Mr Murphy went on to claim that changes to the motor tax and VRT systems proposed by the Tax Strategy Group - an interdepartmental group of senior civil servants - would see the average price of a new car increase by €1,000 and the cost of a 'family car' increase by €4,000.

It seems that the pleas are falling on deaf ears, though. The Tax Strategy Group (TSG) seems immune to the lobbying of the car trade in Ireland, and has said that the three central pillars of that lobbying - lower VRT, greater new car sales for environmental benefit, and a scrappage scheme - do not produce the desired outcomes for either the environment nor for the exchequer. Quite how that assertion blends with the desire to push motorists towards electric cars (which, effectively, have to be bought new) remains to be seen.

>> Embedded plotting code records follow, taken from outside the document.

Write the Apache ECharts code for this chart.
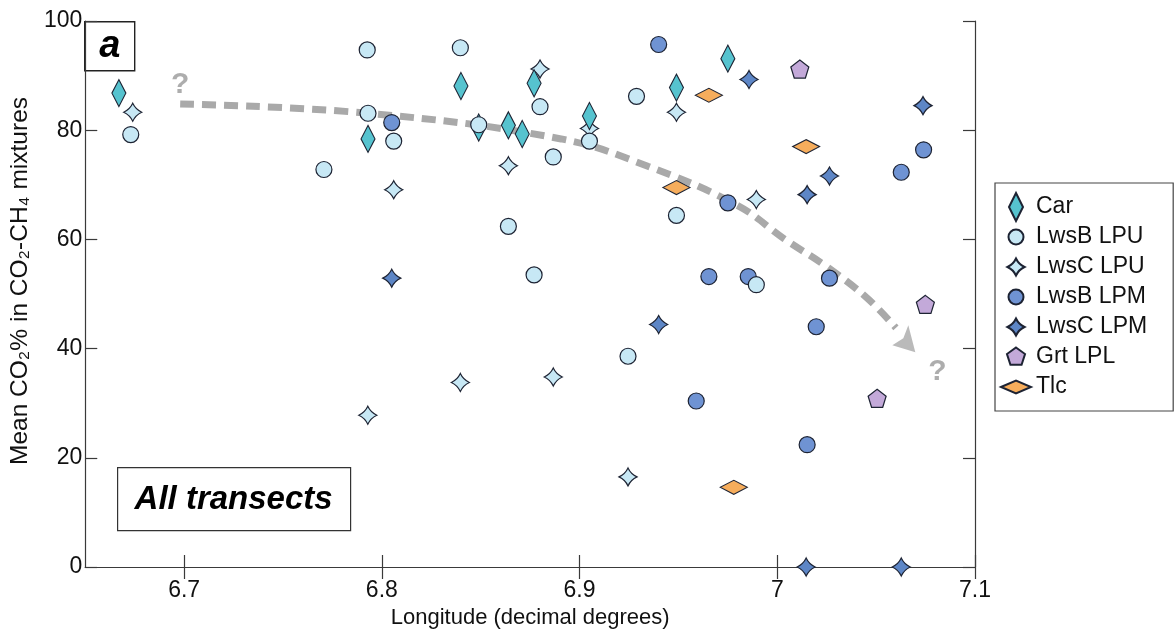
<!DOCTYPE html>
<html><head><meta charset="utf-8">
<script src="https://cdn.jsdelivr.net/npm/echarts@6/dist/echarts.min.js"></script>
<style>html,body{margin:0;padding:0;background:#fff}#c{width:1175px;height:635px}</style>
</head><body><div id="c"></div>
<script>
// ---- data ----
const xTicks = [6.7, 6.8, 6.9, 7, 7.1];
const yTicks = [0, 20, 40, 60, 80, 100];

const carX = [6.667, 6.793, 6.840, 6.877, 6.849, 6.864, 6.871, 6.905, 6.949, 6.975];
const carY = [86.8, 78.4, 88.1, 88.6, 80.5, 80.9, 79.3, 82.6, 87.8, 93.1];

const lwsbLpuX = [6.673, 6.7926, 6.793, 6.7707, 6.8397, 6.880, 6.806, 6.849, 6.8867, 6.905, 6.9288, 6.864, 6.877, 6.949, 6.9894, 6.9245];
const lwsbLpuY = [79.2, 94.7, 83.1, 72.8, 95.1, 84.3, 78.0, 81.0, 75.1, 78.0, 86.2, 62.4, 53.5, 64.4, 51.7, 38.6];

const lwscLpuX = [6.674, 6.880, 6.864, 6.905, 6.806, 6.949, 6.9894, 6.7929, 6.8397, 6.8867, 6.9245];
const lwscLpuY = [83.3, 91.2, 73.5, 80.3, 69.1, 83.3, 67.3, 27.8, 33.8, 34.8, 16.5];

const lwsbLpmX = [6.805, 6.940, 7.074, 7.0627, 6.975, 6.9654, 6.9853, 7.0264, 7.0197, 6.959, 7.0151];
const lwsbLpmY = [81.4, 95.7, 76.4, 72.3, 66.7, 53.2, 53.2, 52.9, 44.0, 30.4, 22.4];

const lwscLpmX = [6.805, 6.9857, 7.0737, 7.0264, 7.0151, 6.940, 7.0146, 7.0627];
const lwscLpmY = [52.9, 89.3, 84.5, 71.6, 68.2, 44.4, 0, 0];

const grtX = [7.0114, 7.0749, 7.0505];
const grtY = [91.2, 48.1, 30.9];

const tlcX = [6.9654, 7.0146, 6.949, 6.978];
const tlcY = [86.4, 77.0, 69.5, 14.6];

// dashed trend curve, its arrow head and the two "?" marks
const curveX = [6.698, 6.793, 6.8907, 6.9345, 6.98, 7.0035, 7.0254, 7.0456, 7.060];
const curveY = [84.8, 83.1, 78.4, 73.4, 66.2, 60.1, 54.9, 49.2, 43.8];
const arrowX = [7.064];
const arrowY = [41.8];
const qX = [6.698, 7.081];
const qY = [88.3, 35.8];

// ---- chart ----
const zip = (xs, ys) => xs.map((x, i) => [x, ys[i]]);
const STAR = 'path://M0,-10 Q3.2,-3.2 10,0 Q3.2,3.2 0,10 Q-3.2,3.2 -10,0 Q-3.2,-3.2 0,-10 Z';
const PENT = 'path://M0,-10 L9.51,-3.09 L5.88,8.09 L-5.88,8.09 L-9.51,-3.09 Z';
const ARROW = 'path://M10,12 L-13,5 L-2,-2 L3,-15 Z';
// legend icons drawn in a fixed 30x28 box (the leading moves only fix the box)
const BOX = 'path://M-15,-14 M15,14 ';
const IC = {
  car: BOX + 'M0,-14 L7,0 L0,14 L-7,0 Z',
  circ: BOX + 'M-7.5,0 A7.5,7.5 0 1,0 7.5,0 A7.5,7.5 0 1,0 -7.5,0 Z',
  star: BOX + 'M0,-8.5 Q2.7,-2.7 8.5,0 Q2.7,2.7 0,8.5 Q-2.7,2.7 -8.5,0 Q-2.7,-2.7 0,-8.5 Z',
  pent: BOX + 'M0,-9.5 L9.03,-2.94 L5.58,7.69 L-5.58,7.69 L-9.03,-2.94 Z',
  tlc: BOX + 'M-15,0 L0,-6.5 L15,0 L0,6.5 Z'
};
const BORDER = { borderColor: '#1d2333', borderWidth: 1.2 };
const FONT = 'Liberation Sans, Arial, sans-serif';

function sc(name, xs, ys, symbol, size, color) {
  return {
    name, type: 'scatter', clip: false, data: zip(xs, ys),
    symbol, symbolSize: size,
    itemStyle: Object.assign({ color, opacity: 1 }, BORDER),
    emphasis: { disabled: true }
  };
}

const chart = echarts.init(document.getElementById('c'), null, { renderer: 'canvas' });
const axisLineStyle = { color: '#3a3a3a', width: 1.2 };
chart.setOption({
  animation: false,
  backgroundColor: '#fff',
  textStyle: { fontFamily: FONT },
  grid: { left: 84, right: 200, top: 21, bottom: 68, containLabel: false },
  xAxis: [{
    type: 'value', min: 6.65, max: 7.1, position: 'bottom',
    axisLine: { show: true, lineStyle: axisLineStyle },
    axisTick: { show: true, inside: true, length: 12, customValues: xTicks, lineStyle: axisLineStyle },
    axisLabel: { customValues: xTicks, fontSize: 23, color: '#111', margin: 12, fontFamily: FONT,
      formatter: v => String(+(+v).toFixed(2)) },
    splitLine: { show: false },
    name: 'Longitude (decimal degrees)', nameLocation: 'middle', nameGap: 32,
    nameTextStyle: { fontSize: 22, color: '#111', fontFamily: FONT }
  }, {
    type: 'value', min: 6.65, max: 7.1, position: 'top',
    axisLine: { show: true, lineStyle: axisLineStyle },
    axisTick: { show: true, inside: true, length: 12, customValues: xTicks, lineStyle: axisLineStyle },
    axisLabel: { show: false }, splitLine: { show: false }
  }],
  yAxis: [{
    type: 'value', min: 0, max: 100, interval: 20, position: 'left',
    axisLine: { show: true, lineStyle: axisLineStyle },
    axisTick: { show: true, inside: true, length: 12, lineStyle: axisLineStyle },
    axisLabel: { fontSize: 23, color: '#111', margin: 3, fontFamily: FONT },
    splitLine: { show: false },
    name: 'Mean CO\u2082% in CO\u2082-CH\u2084 mixtures', nameLocation: 'middle', nameGap: 50,
    nameTextStyle: { fontSize: 24.5, color: '#111', fontFamily: FONT, padding: [0, 0, 0, 26] }
  }, {
    type: 'value', min: 0, max: 100, interval: 20, position: 'right',
    axisLine: { show: true, lineStyle: axisLineStyle },
    axisTick: { show: true, inside: true, length: 12, lineStyle: axisLineStyle },
    axisLabel: { show: false }, splitLine: { show: false }
  }],
  legend: {
    orient: 'vertical', left: 995, top: 183,
    padding: [9, 26, 9, 5], itemGap: 0, itemWidth: 30, itemHeight: 28,
    borderColor: '#444', borderWidth: 1.2, backgroundColor: '#fff',
    textStyle: { fontSize: 23, color: '#111', fontFamily: FONT },
    data: [
      { name: 'Car', icon: IC.car },
      { name: 'LwsB LPU', icon: IC.circ },
      { name: 'LwsC LPU', icon: IC.star },
      { name: 'LwsB LPM', icon: IC.circ },
      { name: 'LwsC LPM', icon: IC.star },
      { name: 'Grt LPL', icon: IC.pent },
      { name: 'Tlc', icon: IC.tlc }
    ]
  },
  series: [
    {
      type: 'line', silent: true, smooth: 0.4, symbol: 'none', z: 1,
      data: zip(curveX, curveY),
      lineStyle: { color: '#a9a9a9', width: 7, type: [14, 8] }
    },
    {
      type: 'scatter', silent: true, z: 1, clip: false,
      data: zip(arrowX, arrowY), symbol: ARROW, symbolSize: [23, 27],
      itemStyle: { color: '#a9a9a9' }
    },
    {
      type: 'scatter', silent: true, z: 1, clip: false, symbol: 'circle', symbolSize: 2,
      itemStyle: { color: 'rgba(0,0,0,0)' },
      data: zip(qX, qY),
      label: { show: true, position: 'inside', formatter: '?', fontSize: 30, fontWeight: 'bold', color: '#999999', fontFamily: FONT }
    },
    sc('LwsC LPU', lwscLpuX, lwscLpuY, STAR, 18, '#c7e8f5'),
    sc('Car', carX, carY, 'diamond', [14, 27], '#56c3cf'),
    sc('LwsB LPM', lwsbLpmX, lwsbLpmY, 'circle', 16, '#6f93d3'),
    sc('LwsB LPU', lwsbLpuX, lwsbLpuY, 'circle', 16, '#c7e8f5'),
    sc('LwsC LPM', lwscLpmX, lwscLpmY, STAR, 18, '#5d86c6'),
    sc('Grt LPL', grtX, grtY, PENT, 18, '#c3a9d9'),
    sc('Tlc', tlcX, tlcY, 'diamond', [27, 14], '#f6ad5c')
  ],
  graphic: [
    { type: 'group', left: 84, top: 21, children: [
      { type: 'rect', shape: { x: 0, y: 0, width: 50, height: 49 }, style: { fill: '#fff', stroke: '#222', lineWidth: 1.4 } },
      { type: 'text', x: 25, y: 25, style: { text: 'a', fontSize: 38, fontWeight: 'bold', fontStyle: 'italic', fontFamily: FONT, fill: '#000', align: 'center', verticalAlign: 'middle' } }
    ]},
    { type: 'group', left: 117, top: 467, children: [
      { type: 'rect', shape: { x: 0, y: 0, width: 233, height: 63 }, style: { fill: '#fff', stroke: '#333', lineWidth: 1.2 } },
      { type: 'text', x: 116, y: 32, style: { text: 'All transects', fontSize: 33, fontWeight: 'bold', fontStyle: 'italic', fontFamily: FONT, fill: '#000', align: 'center', verticalAlign: 'middle' } }
    ]}
  ]
});
</script></body></html>
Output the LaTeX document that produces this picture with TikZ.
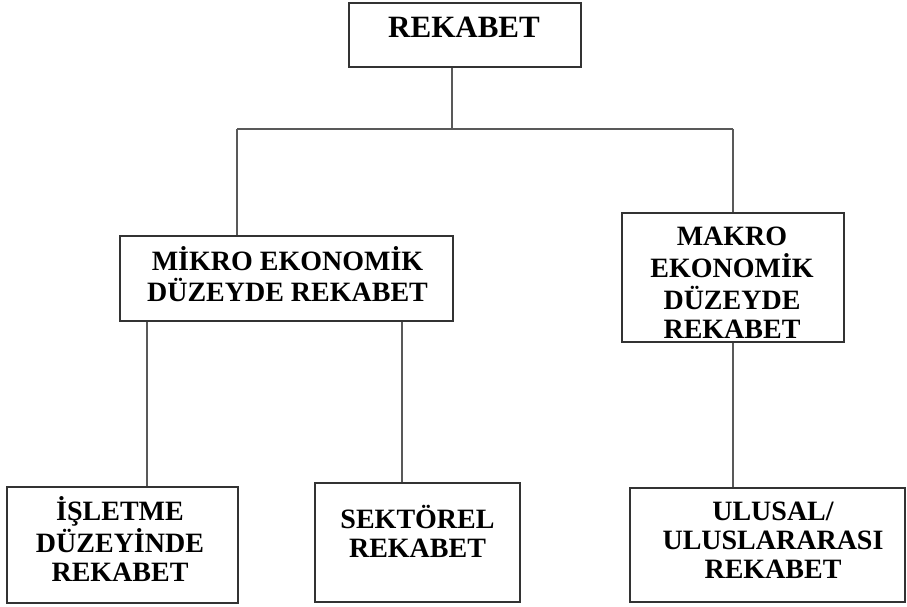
\documentclass[tikz,border=0pt]{standalone}
\usepackage{fontspec}
\setmainfont{Liberation Serif}
\begin{document}
\begin{tikzpicture}[x=1pt,y=-1pt,
  box/.style={draw=black!80, line width=2pt, fill=white, inner sep=0pt},
  conn/.style={draw=black!65, line width=2.2pt},
  txt/.style={inner sep=0pt, anchor=base, font=\bfseries\fontsize{28}{29}\selectfont},
  toptxt/.style={inner sep=0pt, anchor=base, font=\bfseries\fontsize{31}{32}\selectfont}]
\useasboundingbox (0,0) rectangle (907,607);
% boxes
\node[box, minimum width=232pt, minimum height=64pt] (top) at (465,35) {};
\node[box, minimum width=333pt, minimum height=85pt] (mikro) at (286.5,278.5) {};
\node[box, minimum width=222pt, minimum height=129pt] (makro) at (733,277.5) {};
\node[box, minimum width=231pt, minimum height=116pt] (isletme) at (122.5,545) {};
\node[box, minimum width=205pt, minimum height=119pt] (sektorel) at (417.5,542.5) {};
\node[box, minimum width=275pt, minimum height=114pt] (ulusal) at (767.5,545) {};
% texts
\node[toptxt] (ttop) at (464,38) {REKABET};
\node[txt] (tmikro) at (287.5,270) {\setlength{\tabcolsep}{0pt}\begin{tabular}[t]{c}MİKRO EKONOMİK\\DÜZEYDE REKABET\end{tabular}};
\node[txt] (tmakro) at (732,245) {\setlength{\tabcolsep}{0pt}\begin{tabular}[t]{c}MAKRO\\EKONOMİK\\DÜZEYDE\\REKABET\end{tabular}};
\node[txt] (tisletme) at (120,520) {\setlength{\tabcolsep}{0pt}\begin{tabular}[t]{c}İŞLETME\\DÜZEYİNDE\\REKABET\end{tabular}};
\node[txt] (tsektorel) at (417.5,528) {\setlength{\tabcolsep}{0pt}\begin{tabular}[t]{c}SEKTÖREL\\REKABET\end{tabular}};
\node[txt] (tulusal) at (773,520) {\setlength{\tabcolsep}{0pt}\begin{tabular}[t]{c}ULUSAL/\\ULUSLARARASI\\REKABET\end{tabular}};
% connectors
\coordinate (busL) at (237,129);
\coordinate (busM) at (452,129);
\coordinate (busR) at (733,129);
\draw[conn] (busL) -- (busR);
\draw[conn] (top.south -| busM) -- (busM);
\draw[conn] (busL) -- (busL |- mikro.north);
\draw[conn] (busR) -- (busR |- makro.north);
\draw[conn] ([xshift=24.5pt]isletme.north) -- ([xshift=24.5pt]isletme.north |- mikro.south);
\draw[conn] ([xshift=-15.5pt]sektorel.north) -- ([xshift=-15.5pt]sektorel.north |- mikro.south);
\draw[conn] (ulusal.north -| makro.south) -- (makro.south);
\end{tikzpicture}
\end{document}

"The daily use of a car is a necessity not a luxury. The TSG proposals would push cars further beyond the affordability of the vast majority of people. The net effect of such a move would be to create a two tier country between those who have access to an efficient public transport and those who don't while isolating rural motorists even further. We already have enough two-tier systems in our country" said Mr Murphy.

The Tax Strategy Group has said that it wants changes to the VRT system to 'create a level playing field', and that 88 per cent of drivers would see no change in their current motor tax bill.